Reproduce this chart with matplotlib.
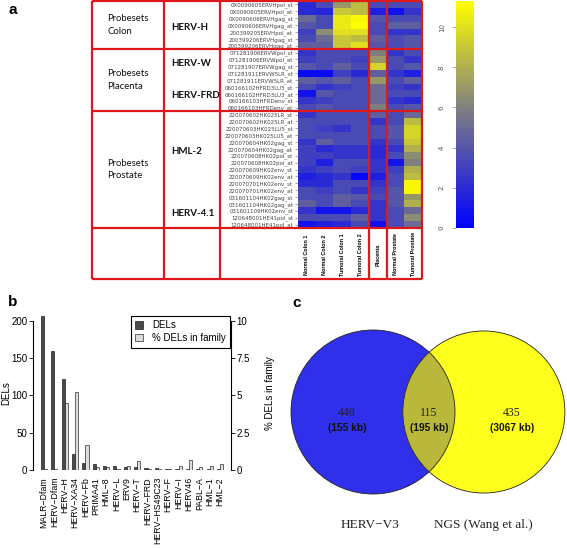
import numpy as np
import matplotlib
matplotlib.use('Agg')
import matplotlib.pyplot as plt
from matplotlib.colors import LinearSegmentedColormap
from matplotlib.patches import Circle, Patch

# ---------------- data ----------------
samples = ["Normal Colon 1", "Normal Colon 2", "Tumoral Colon 1", "Tumoral Colon 2",
           "Placenta", "Normal Prostate", "Tumoral Prostate"]

colon_probes = ["0X0090605ERVHpol_st", "0X0090605ERVHpol_at", "0X0090606ERVHgag_st",
                "0X0090606ERVHgag_at", "200399205ERVHpol_at", "200399206ERVHgag_st",
                "200399206ERVHgag_at"]
colon_values = [
    [2.0, 3.5, 7.0, 8.5, 3.5, 3.5, 3.5],
    [2.0, 1.8, 9.0, 8.5, 1.5, 0.8, 2.5],
    [5.0, 3.5, 10.5, 11.0, 4.0, 3.5, 3.5],
    [4.0, 3.5, 10.5, 11.2, 3.5, 4.5, 4.5],
    [3.0, 6.5, 10.0, 10.0, 3.5, 2.5, 2.5],
    [3.5, 5.0, 9.0, 8.5, 4.5, 3.5, 4.0],
    [4.5, 4.5, 9.0, 10.0, 4.0, 3.5, 4.0],
]

placenta_probes = ["071281906ERVWpol_st", "071281906ERVWpol_at", "071281907ERVWgag_st",
                   "071281911ERVW5LR_st", "071281911ERVW5LR_at", "060166102HFRD3LU3_st",
                   "060166102HFRD3LU3_at", "060166103HFRDenv_st", "060166103HFRDenv_at"]
placenta_values = [
    [2.5, 3.5, 3.5, 3.5, 6.0, 2.5, 3.5],
    [3.0, 3.5, 3.5, 3.0, 7.0, 3.5, 2.5],
    [4.0, 3.5, 4.5, 3.5, 9.5, 3.5, 4.0],
    [0.5, 0.5, 3.0, 2.0, 4.5, 2.5, 1.5],
    [4.5, 4.0, 4.5, 3.5, 7.0, 3.5, 4.5],
    [3.5, 2.5, 3.0, 3.5, 5.0, 3.0, 2.5],
    [0.8, 4.0, 3.5, 3.5, 5.0, 3.5, 3.5],
    [2.5, 3.0, 3.5, 3.5, 5.0, 2.5, 2.0],
    [3.5, 4.0, 3.5, 3.5, 6.0, 3.5, 4.0],
]

prostate_probes = ["220070602HK025LR_st", "220070602HK025LR_at", "220070603HK025LU5_st",
                   "220070603HK025LU5_at", "220070604HK02gag_st", "220070604HK02gag_at",
                   "220070608HK02pol_st", "220070608HK02pol_at", "220070609HK02env_st",
                   "220070609HK02env_at", "220070701HK02env_st", "220070701HK02env_at",
                   "031601104HK02gag_st", "031601104HK02gag_at", "031601109HK02env_st",
                   "120648001HE41pol_st", "120648001HE41pol_at"]
prostate_values = [
    [2.5, 3.5, 3.5, 3.5, 4.5, 3.5, 5.0],
    [3.5, 3.5, 3.5, 3.5, 2.5, 3.5, 8.5],
    [3.5, 3.0, 2.5, 3.5, 3.5, 4.0, 9.5],
    [3.5, 3.5, 3.5, 3.5, 3.5, 4.0, 9.5],
    [2.5, 4.5, 3.5, 3.5, 2.5, 3.5, 9.0],
    [3.0, 2.0, 2.5, 2.5, 2.0, 2.5, 8.0],
    [3.0, 3.0, 2.5, 2.5, 2.0, 3.5, 6.5],
    [3.0, 1.5, 3.5, 3.5, 2.5, 1.0, 6.0],
    [2.5, 3.0, 3.5, 3.0, 2.5, 3.0, 8.0],
    [1.5, 2.0, 2.5, 0.3, 1.5, 3.5, 8.5],
    [2.0, 2.0, 3.5, 3.5, 2.5, 3.5, 11.0],
    [3.5, 3.0, 3.5, 2.5, 3.0, 4.0, 11.0],
    [3.5, 3.5, 4.5, 4.0, 3.5, 4.0, 7.0],
    [4.5, 3.5, 4.5, 3.5, 2.5, 4.0, 8.0],
    [2.5, 1.0, 1.0, 2.0, 2.5, 3.5, 5.0],
    [3.5, 3.5, 3.5, 4.5, 2.5, 3.5, 6.5],
    [1.0, 1.5, 2.0, 3.5, 0.8, 3.5, 5.0],
]

group_titles = ["Probesets\nColon", "Probesets\nPlacenta", "Probesets\nProstate"]
colorbar_ticks = [0, 2, 4, 6, 8, 10]

families = ["MALR\u2212Dfam", "HERV\u2212Dfam", "HERV\u2212H", "HERV\u2212XA34", "HERV\u2212Fb",
            "PRIMA41", "HML\u22128", "HERV\u2212L", "ERV9", "HERV\u2212T", "HERV\u2212FRD",
            "HERV\u2212HS49C23", "HERV\u2212F", "HERV\u2212I", "HERV46", "PABL\u2212A",
            "HML\u22121", "HML\u22122"]
dels = [207, 160, 122, 21, 10, 8, 6, 6, 4, 4, 3, 3, 2, 2, 2, 2, 2, 2]
pct_dels = [0.05, 0.05, 4.5, 5.2, 1.7, 0.2, 0.2, 0.1, 0.25, 0.6, 0.1, 0.1, 0.1, 0.25,
            0.65, 0.2, 0.25, 0.4]

venn_names = ["HERV\u2212V3", "NGS (Wang et al.)"]
venn_counts = [448, 115, 435]          # only A, both, only B
venn_kb = ["(155 kb)", "(195 kb)", "(3067 kb)"]

# ---------------- figure ----------------
W, H = 567, 549
fig = plt.figure(figsize=(W / 100, H / 100), dpi=100)


def add_ax(x0, y0, x1, y1, **kw):
    return fig.add_axes([x0 / W, 1 - y1 / H, (x1 - x0) / W, (y1 - y0) / H], **kw)


RED = '#dd1a1a'
SANS = 'Liberation Sans'

# ---------------- panel a: heatmap ----------------
values = np.array(colon_values + placenta_values + prostate_values)
probes = colon_probes + placenta_probes + prostate_probes
nrows = len(probes)
VMAX = 11.3
cmap = LinearSegmentedColormap.from_list(
    'byg', [(0.0, '#0000ff'), (6.0 / VMAX, '#808080'), (1.0, '#ffff00')])

HM_X0, HM_X1, HM_Y0, HM_Y1 = 298, 422, 1, 228
hm = add_ax(HM_X0, HM_Y0, HM_X1, HM_Y1)
im = hm.imshow(values, cmap=cmap, vmin=0, vmax=VMAX, aspect='auto', interpolation='nearest')
hm.set_yticks(range(nrows))
hm.set_yticklabels(probes, fontsize=4.0, color='#444444', family='DejaVu Sans')
hm.tick_params(axis='y', length=2.5, width=0.4, color='#666666', pad=1)
hm.set_xticks(range(len(samples)))
hm.set_xticklabels(samples, rotation=90, fontsize=3.9, fontweight='bold', va='center',
                   family=SANS)
hm.tick_params(axis='x', length=0, pad=19)
for s in hm.spines.values():
    s.set_visible(False)

cb_ax = add_ax(456, HM_Y0, 474, HM_Y1)
cb = fig.colorbar(im, cax=cb_ax)
cb.outline.set_visible(False)
cb.set_ticks(colorbar_ticks)
cb_ax.yaxis.set_ticks_position('left')
cb_ax.tick_params(axis='y', length=3, width=0.4, color='#777777', pad=5)
for t in cb_ax.get_yticklabels():
    t.set_rotation(90)
    t.set_fontsize(5)
    t.set_color('#555555')
    t.set_va('center')

# ---------------- panel b: bar chart ----------------
FB = 7
bx = add_ax(33, 313.5, 231, 470)
x = np.arange(len(families))
bw = 0.3
bx.bar(x - bw / 2, dels, width=bw, color='#4a4a4a', edgecolor='black', linewidth=0.4,
       label='DELs')
bx.set_ylim(0, 210)
bx.set_xlim(-1.06, len(families) - 1 + 1.06)
bx.set_yticks([0, 50, 100, 150, 200])
bx.spines['left'].set_bounds(0, 200)
for s in ['top', 'bottom', 'right']:
    bx.spines[s].set_visible(False)
bx.set_xticks(x)
bx.set_xticklabels(families, rotation=90, fontsize=6.3, family=SANS)
bx.tick_params(axis='x', length=0, pad=5)
bx.tick_params(axis='y', labelsize=FB, length=3, width=0.6, pad=1)
for t in bx.get_yticklabels():
    t.set_family(SANS)
bx.set_ylabel('DELs', fontsize=FB, family=SANS)
bx.yaxis.set_label_coords(-0.11, 0.49)

tx = bx.twinx()
tx.bar(x + bw / 2, pct_dels, width=bw, color='#dcdcdc', edgecolor='black', linewidth=0.4,
       label='% DELs in family')
tx.set_ylim(0, 10.5)
tx.set_yticks([0, 2.5, 5, 7.5, 10])
tx.set_yticklabels(['0', '2.5', '5', '7.5', '10'], fontsize=FB, family=SANS)
tx.spines['right'].set_bounds(0, 10)
for s in ['top', 'bottom', 'left']:
    tx.spines[s].set_visible(False)
tx.tick_params(axis='y', length=3, width=0.6, pad=1)
tx.set_ylabel('% DELs in family', fontsize=FB, family=SANS)
tx.yaxis.set_label_coords(1.17, 0.49)
handles = [Patch(facecolor='#4a4a4a', edgecolor='black', linewidth=0.4, label='DELs'),
           Patch(facecolor='#dcdcdc', edgecolor='black', linewidth=0.4,
                 label='% DELs in family')]
leg = tx.legend(handles=handles, loc='upper right', bbox_to_anchor=(0.995, 0.985),
                borderaxespad=0, prop={'family': SANS, 'size': FB},
                fancybox=False, frameon=True, handlelength=0.8, handleheight=0.8,
                handletextpad=0.9, borderpad=0.45, labelspacing=0.3)
leg.get_frame().set_edgecolor('black')
leg.get_frame().set_linewidth(0.8)
leg.get_frame().set_alpha(1)

# ---------------- panel c: Venn ----------------
vx = add_ax(280, 290, 567, 549)
vx.set_xlim(280, 567)
vx.set_ylim(549, 290)
vx.axis('off')
k = 6.125
size_a = venn_counts[0] + venn_counts[1]
size_b = venn_counts[2] + venn_counts[1]
ra = k * np.sqrt(size_a / np.pi)
rb = k * np.sqrt(size_b / np.pi)


def lens_area(d, r1, r2):
    a1 = r1 ** 2 * np.arccos((d ** 2 + r1 ** 2 - r2 ** 2) / (2 * d * r1))
    a2 = r2 ** 2 * np.arccos((d ** 2 + r2 ** 2 - r1 ** 2) / (2 * d * r2))
    a3 = 0.5 * np.sqrt((-d + r1 + r2) * (d + r1 - r2) * (d - r1 + r2) * (d + r1 + r2))
    return a1 + a2 - a3


target = k ** 2 * venn_counts[1]
lo, hi = abs(ra - rb) + 1e-6, ra + rb - 1e-6
for _ in range(80):
    mid = (lo + hi) / 2
    if lens_area(mid, ra, rb) > target:
        lo = mid
    else:
        hi = mid
d = (lo + hi) / 2
ca = (373, 412)
cbc = (373 + d, 412)
circ_a = Circle(ca, ra, facecolor='#3030ec', edgecolor='none')
circ_b = Circle(cbc, rb, facecolor='#ffff1e', edgecolor='none')
vx.add_patch(circ_a)
vx.add_patch(circ_b)
lens = Circle(cbc, rb, facecolor='#b9b83a', edgecolor='none')
vx.add_patch(lens)
lens.set_clip_path(circ_a)
vx.add_patch(Circle(ca, ra, facecolor='none', edgecolor='#222222', linewidth=0.6))
vx.add_patch(Circle(cbc, rb, facecolor='none', edgecolor='#222222', linewidth=0.6))

SERIF = 'Liberation Serif'
pos_x = [347, (ca[0] + ra + cbc[0] - rb) / 2, 512]
for px, cnt, kb in zip(pos_x, venn_counts, venn_kb):
    vx.text(px, 413, str(cnt), ha='center', va='center', fontsize=8.5, family=SERIF,
            color='#222222')
    vx.text(px, 428, kb, ha='center', va='center', fontsize=7.3, fontweight='bold',
            family=SANS, color='#111111')
vx.text(370, 525, venn_names[0], ha='center', va='center', fontsize=9.5, family=SERIF,
        color='#222222')
vx.text(483, 525, venn_names[1], ha='center', va='center', fontsize=9.5, family=SERIF,
        color='#222222')

# ---------------- overlay: red frame & group labels ----------------
ov = add_ax(0, 0, W, H)
ov.set_xlim(0, W)
ov.set_ylim(H, 0)
ov.axis('off')
ov.patch.set_visible(False)
row_h = (HM_Y1 - HM_Y0) / nrows
col_w = (HM_X1 - HM_X0) / len(samples)
group_sizes = [len(colon_probes), len(placenta_probes), len(prostate_probes)]
bounds = np.concatenate([[0], np.cumsum(group_sizes)])
y_lines = [HM_Y0 + b * row_h for b in bounds] + [279]
x_left, x_right = 92, HM_X1
for yl in y_lines:
    ov.plot([x_left, x_right], [yl, yl], color=RED, lw=1.6, solid_capstyle='butt')
for xl in [92, 164, 220, HM_X0 + 4 * col_w, HM_X0 + 5 * col_w, HM_X1]:
    ov.plot([xl, xl], [HM_Y0, 279], color=RED, lw=1.6, solid_capstyle='butt')

GF = 'Lato'
for i, title in enumerate(group_titles):
    yc = HM_Y0 + (bounds[i] + bounds[i + 1]) / 2 * row_h
    ov.text(107, yc, title, ha='left', va='center', fontsize=6.8, family=GF,
            linespacing=1.5, color='#111111')
sub_labels = [("HERV-H", 27), ("HERV-W", 64), ("HERV-FRD", 95), ("HML-2", 152),
              ("HERV-4.1", 213)]
for lab, yy in sub_labels:
    ov.text(171, yy, lab, ha='left', va='center', fontsize=7, fontweight='bold',
            family=GF, color='#111111')

# panel letters
for lab, px, py in [("a", 13, 10), ("b", 13, 302), ("c", 297, 303)]:
    fig.text(px / W, 1 - py / H, lab, ha='center', va='center', fontsize=11,
             fontweight='bold', family=SANS)

fig.savefig('out.png', dpi=100)
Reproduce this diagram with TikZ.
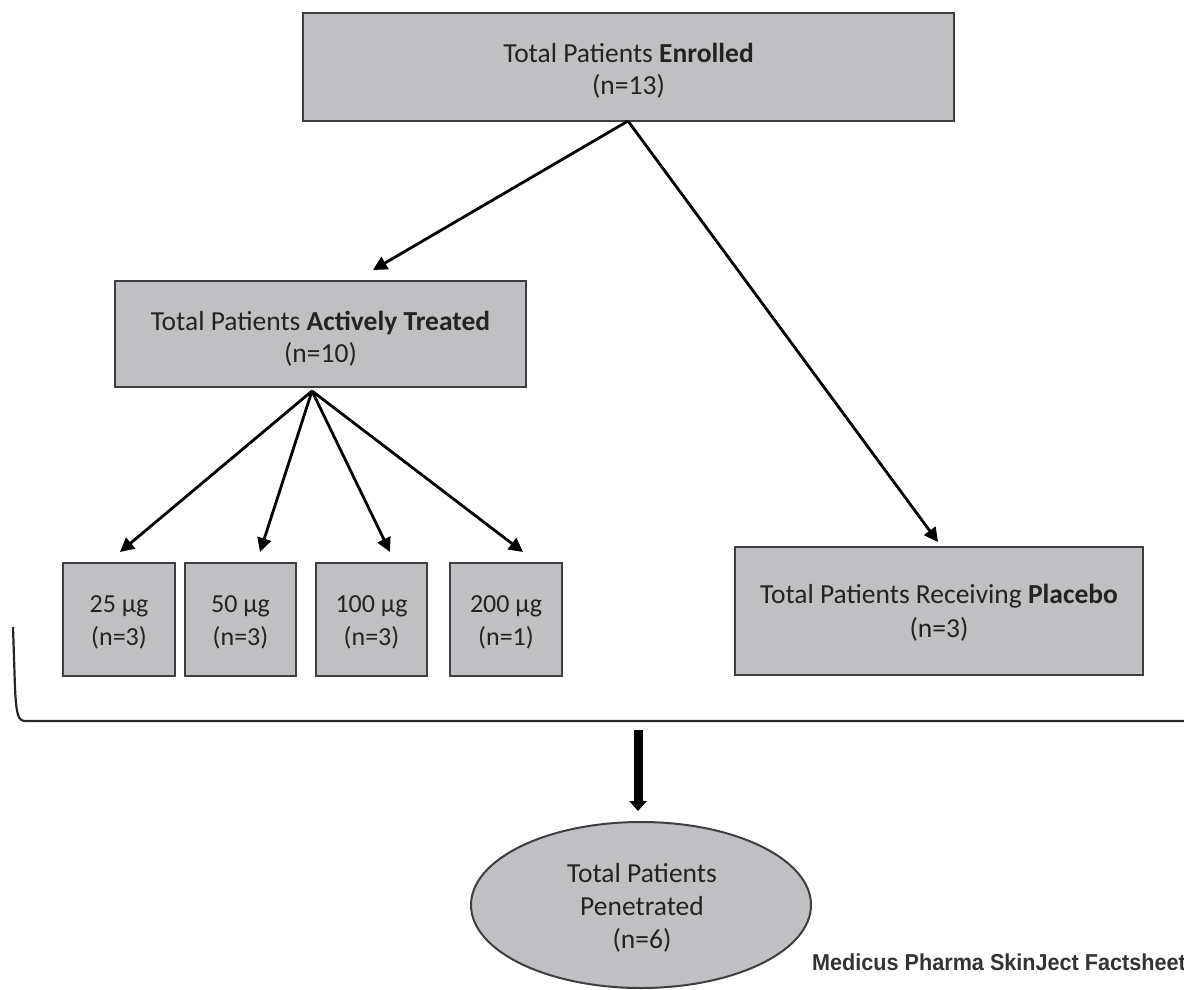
\documentclass[tikz,border=0pt]{standalone}
\usepackage{fontspec}
\setmainfont{Carlito}
\newfontfamily\wmfont{Liberation Sans}
\usetikzlibrary{arrows.meta,shapes.geometric,calc}
\definecolor{boxfill}{RGB}{192,192,194}
\definecolor{boxline}{RGB}{60,62,66}
\definecolor{txt}{RGB}{35,35,35}
\newcommand\boxlines[2][8pt]{\vbox{\kern#1\hbox{\begin{tabular}{@{}c@{}}#2\end{tabular}}}}
\tikzset{
  box/.style={draw=boxline, line width=2pt, fill=boxfill, inner sep=0pt, text=txt,
     font=\fontsize{27.5}{32}\selectfont},
  smallbox/.style={box, font=\fontsize{26}{33}\selectfont},
  arr/.style={draw=black, line width=2.8pt, -{Triangle[length=14pt,width=14pt]}},
}
\begin{document}
\begin{tikzpicture}[x=1pt,y=-1pt]
\useasboundingbox (0,0) rectangle (1184,989);
% boxes
\node[box, minimum width=651pt, minimum height=108pt] (top) at (628.5,67)
  {\boxlines[10pt]{Total Patients \textbf{Enrolled}\\(n=13)}};
\node[box, minimum width=411pt, minimum height=106pt] (act) at (320.5,334)
  {\boxlines[12pt]{Total Patients \textbf{Actively Treated}\\(n=10)}};
\node[smallbox, minimum width=112pt, minimum height=113pt] (d25) at (119,619.5) {\boxlines[6pt]{25 µg\\(n=3)}};
\node[smallbox, minimum width=111pt, minimum height=113pt] (d50) at (240.5,619.5) {\boxlines[6pt]{50 µg\\(n=3)}};
\node[smallbox, minimum width=111pt, minimum height=113pt] (d100) at (371.5,619.5) {\boxlines[6pt]{100 µg\\(n=3)}};
\node[smallbox, minimum width=112pt, minimum height=113pt] (d200) at (506,619.5) {\boxlines[6pt]{200 µg\\(n=1)}};
\node[box, minimum width=408pt, minimum height=128pt, font=\fontsize{27.5}{34}\selectfont] (plc) at (939,611)
  {\boxlines[6pt]{Total Patients Receiving \textbf{Placebo}\\(n=3)}};
\node[draw=boxline, line width=2pt, fill=boxfill, ellipse, inner sep=0pt,
      minimum width=340pt, minimum height=166pt] (pen) at (641,905) {};
\node[text=txt, font=\fontsize{27.5}{33}\selectfont, inner sep=0pt] (pentext) at (642,909)
  {\boxlines[0pt]{Total Patients\\Penetrated\\(n=6)}};
% connector points
\coordinate (tS) at (628,121);
\coordinate (aS) at (312,391);
\coordinate (tipA) at (373,270);
\coordinate (tipP) at (938,542);
\coordinate (t25) at (120,552);
\coordinate (t50) at (260,552);
\coordinate (t100) at (390,552);
\coordinate (t200) at (523,552);
\coordinate (bS) at (638,730);
\coordinate (bE) at (638,811);
% arrows
\draw[arr] (tS) -- (tipA);
\draw[arr] (tS) -- (tipP);
\draw[arr] (aS) -- (t25);
\draw[arr] (aS) -- (t50);
\draw[arr] (aS) -- (t100);
\draw[arr] (aS) -- (t200);
% bracket
\draw[line width=2.2pt, draw=black!85] (13,627) -- (15,688) .. controls (16.5,716) and (18,721) .. (26,721) -- (1184,721);
% thick arrow
\draw[line width=9pt, -{Triangle[length=10pt,width=17pt]}] (bS) -- (bE);
% watermark
\node[anchor=base west, inner sep=0pt, text=black!80] (wm) at (812,970)
  {\scalebox{0.94}[1]{\wmfont\bfseries\fontsize{23}{23}\selectfont Medicus Pharma SkinJect Factsheet}};
\end{tikzpicture}
\end{document}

THE EXERCISE: Each line that has the word "with" should be copied.

ANSWER TO THE PROBLEM:
Reproduce this chart with matplotlib.
Reproduce this diagram with TikZ.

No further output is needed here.